Çağrıldığı hiçbir yere gitmekten imtina etmeyen, öğretmeyi kendine şiar edinmiş, dinleyici ve öğrencilerine ayakta hitap etmeyi seven; kimi zaman benim gibilerin bazen cahilce yorumları ve soruları karşısında bile alçakgönüllü bir üslubun eşlik ettiği merhamet dolu bir bakış ve sesle cevap veren Hilmi Yavuz, kelimenin gerçek anlamıyla "hoca"dır.

Hocanın çevresi, sevenleri çok kalabalıktır; fakat en dikkat çekici şey, farklı dünya görüşlerinden olan insanların tartışmak yerine tanış olmaya başlamalarıdır.

Kendi şiir ve düşünce dünyasında kurduğu aheng, bulunduğu ortama yansıması beni daima şaşırtmıştır; sanki eski mistik şairlerin çevrelerine yansıttığı ışık onda da mevcut gibidir.

Şöyle ki;

"Hüzün ki en çok yakışandır bize" dizesi, hem en çok sevilen ve bilinen hem de Divan şiirinin ve özellikle sembolizmin matrisidir.

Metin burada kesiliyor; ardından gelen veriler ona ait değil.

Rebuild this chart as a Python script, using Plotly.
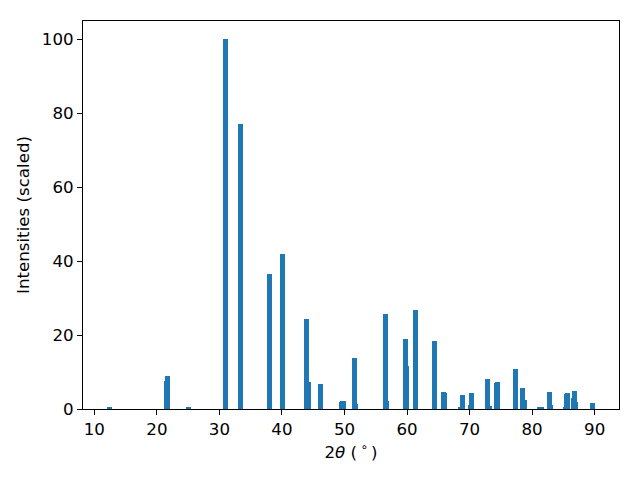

Yukarıda büyülü bir şeyden bahsetmiştim, hatırlarsanız.

Bu dize Hilmi Yavuz'un "Nazım Hikmet" adlı şiirinin başında ve sonunda geçer.

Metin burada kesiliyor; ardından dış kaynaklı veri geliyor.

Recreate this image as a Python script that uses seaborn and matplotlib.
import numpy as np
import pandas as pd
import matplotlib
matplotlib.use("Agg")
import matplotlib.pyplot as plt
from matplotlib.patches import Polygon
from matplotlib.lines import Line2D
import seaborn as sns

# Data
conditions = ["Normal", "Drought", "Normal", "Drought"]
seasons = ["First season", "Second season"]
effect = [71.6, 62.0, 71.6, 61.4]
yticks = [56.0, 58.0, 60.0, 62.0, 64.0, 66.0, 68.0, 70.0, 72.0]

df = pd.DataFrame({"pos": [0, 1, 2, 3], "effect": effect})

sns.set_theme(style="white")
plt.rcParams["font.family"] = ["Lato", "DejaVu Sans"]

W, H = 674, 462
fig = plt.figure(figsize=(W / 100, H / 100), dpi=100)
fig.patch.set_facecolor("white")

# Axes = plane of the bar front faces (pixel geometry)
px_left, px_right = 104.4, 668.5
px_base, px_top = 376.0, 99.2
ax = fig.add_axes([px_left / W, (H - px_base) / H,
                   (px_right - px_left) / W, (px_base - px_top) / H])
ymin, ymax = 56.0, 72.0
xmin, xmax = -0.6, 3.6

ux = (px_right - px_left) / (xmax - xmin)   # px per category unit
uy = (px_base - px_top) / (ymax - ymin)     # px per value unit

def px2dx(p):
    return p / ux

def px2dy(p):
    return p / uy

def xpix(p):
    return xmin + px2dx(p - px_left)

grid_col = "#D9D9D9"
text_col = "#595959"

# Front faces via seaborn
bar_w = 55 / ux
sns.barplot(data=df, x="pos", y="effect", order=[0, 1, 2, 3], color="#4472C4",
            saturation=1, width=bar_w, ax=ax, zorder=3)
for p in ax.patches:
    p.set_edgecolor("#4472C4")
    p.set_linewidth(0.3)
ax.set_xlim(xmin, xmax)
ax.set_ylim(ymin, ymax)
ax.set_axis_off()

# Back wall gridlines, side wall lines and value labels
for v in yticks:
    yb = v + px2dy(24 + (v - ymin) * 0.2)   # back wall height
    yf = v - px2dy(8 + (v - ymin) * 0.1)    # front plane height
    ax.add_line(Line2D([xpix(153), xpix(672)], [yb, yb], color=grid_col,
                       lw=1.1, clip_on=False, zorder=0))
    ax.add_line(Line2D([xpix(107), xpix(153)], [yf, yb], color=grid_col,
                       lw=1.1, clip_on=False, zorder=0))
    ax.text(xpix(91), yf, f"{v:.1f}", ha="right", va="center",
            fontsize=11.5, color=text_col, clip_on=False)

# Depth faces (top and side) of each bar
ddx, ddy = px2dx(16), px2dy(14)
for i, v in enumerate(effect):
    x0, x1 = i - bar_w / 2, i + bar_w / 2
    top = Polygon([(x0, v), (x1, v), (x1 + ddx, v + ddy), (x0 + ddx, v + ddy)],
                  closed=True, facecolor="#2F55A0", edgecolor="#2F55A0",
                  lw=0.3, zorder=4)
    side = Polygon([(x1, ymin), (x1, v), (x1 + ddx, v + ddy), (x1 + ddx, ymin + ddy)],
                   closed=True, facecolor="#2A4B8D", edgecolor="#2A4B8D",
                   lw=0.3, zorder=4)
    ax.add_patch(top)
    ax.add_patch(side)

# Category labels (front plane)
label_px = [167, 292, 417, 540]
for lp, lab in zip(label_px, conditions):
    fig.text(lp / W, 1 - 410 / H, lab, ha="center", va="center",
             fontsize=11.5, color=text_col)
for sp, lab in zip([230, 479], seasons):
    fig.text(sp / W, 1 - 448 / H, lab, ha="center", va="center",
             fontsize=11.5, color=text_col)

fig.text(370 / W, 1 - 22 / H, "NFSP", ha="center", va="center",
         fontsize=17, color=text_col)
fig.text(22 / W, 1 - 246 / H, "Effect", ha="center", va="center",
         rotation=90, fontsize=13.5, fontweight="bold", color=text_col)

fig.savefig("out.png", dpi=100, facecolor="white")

Peki, nasıl oluyor da ne düşünce dünyasında ne de duygu/sanat dünyasında Nazım Hikmet'e yer vermeyenler bu dizeyi dillerinden düşüremiyorlar?

Ya da kimilerinin bence yanlış bir yorumla materyalist şiir diye önemsemediği ve hatta reddettiği Nazım Hikmet'e yazılan bir şiirde, geleneği ve mistik bir duyarlılığı imleyen bir dize, adeta bir şiirsel slogana dönüşerek bir duygudaşlık yaratır.

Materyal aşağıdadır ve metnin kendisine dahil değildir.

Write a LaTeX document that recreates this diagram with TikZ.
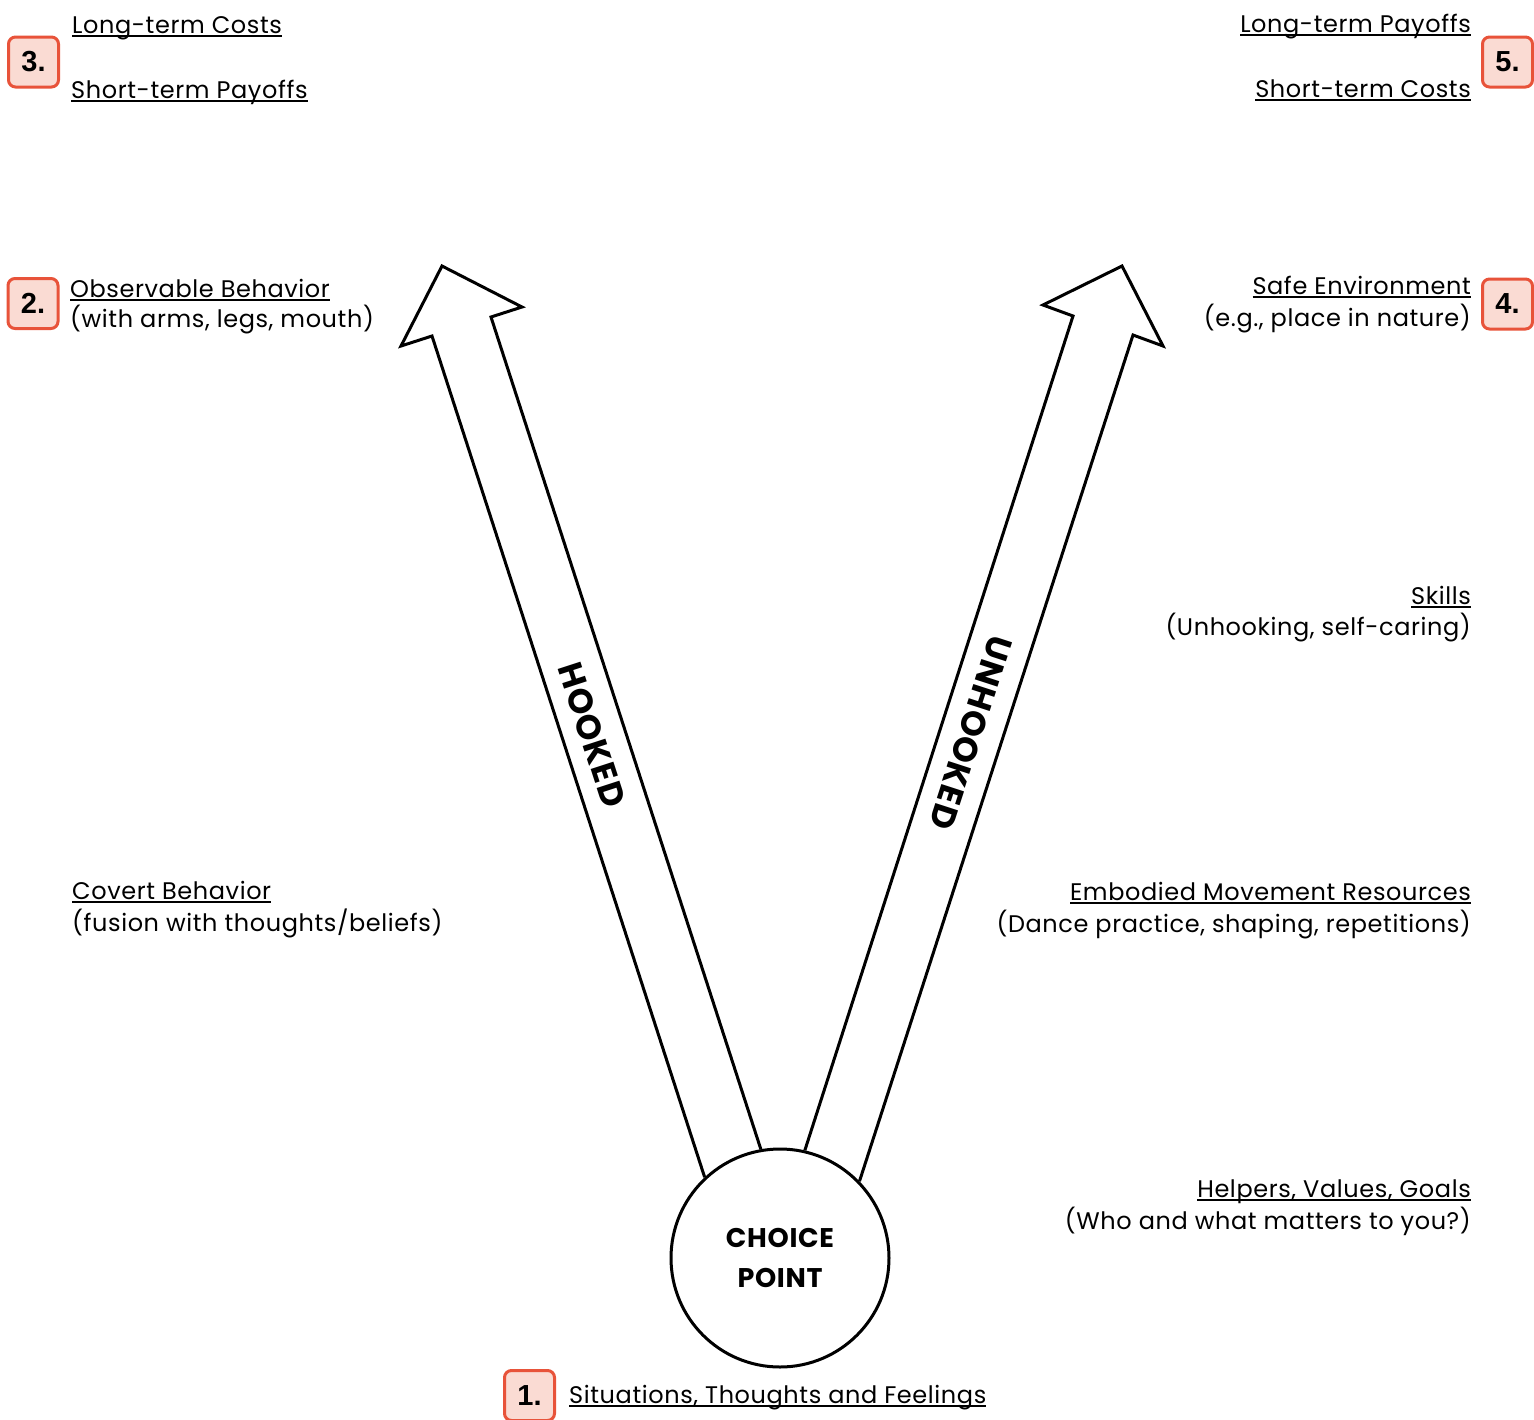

Hilmi Yavuz şiirinin ve düşünce dünyasının dayandığı en önemli kavramın ikili karşıtlıklar (binary opposition) olduğunu söylersek, en azından meseleyi büyüye bağlamaktan kurtuluruz.

Nasıl ki geleneksel düşünce ve sanatta vahdet-kesret ikiliğinin aynı zamanda bir birliği kapsamasından söz ediyorsak, Hilmi Yavuz da aynı metodla iki farklı kutubu bir araya getirebilmiştir.

İkili karşıtlıkların şiirde işlenebilmesini sağlayan en önemli sanatın tevriye olduğunu kendisi söyler ve şiirlerinde de bilindiği gibi sıkça başvurur.

Ben de şimdi aynı yöntemle söz konusu "Nazım Hikmet" adlı şiirine aynı yönden yaklaşarak yukarıda bahsettiğim uzlaşının sırrını çözmeye çalışacağım.

Merak etmeyin, çok kısa olacak bu çözümleme.


Hüznün ortadan kaybolmasıyla şiirin de artık susma noktasına geldiğini Talan şiirlerinde söylemişti hatırlarsanız.

O halde bir yandan Nazım Hikmet'i hem bildiğimiz anlamda şairimiz olarak kabul edelim ve ona yazılan bir şiir olarak okuyalım.

Bir yandan da "Nazım", nazım düşüren "şair"e dönüşsün.

"Hikmet" ise bir şairin en yüksek burcu; "Nazım Hikmet", "Hikmet sahibi şair" olarak da okunabilir.

Böylece sürgündeki sosyalist/materyalist şair Nazım Hikmet, dünyayı bir sürgün yeri olarak kabul eden mutasavvıf ya da seküler bir mistik "şair"i de imlemiş olur.

Son olarak şunu söyleyebilirim ki, Hilmi Yavuz şiiri, geleneğin ırmağından damıtılmış dizeleriyle şiir denen ana metne eklemlenirken, Hilmi Hoca da düşünce yazılarıyla hasımları hısıma dönüştürmeye devam ediyor.

 

 

*Bu makalede yer alan fikirler yazara aittir ve Independent Türkçe'nin editöryal politikasını yansıtmayabilir.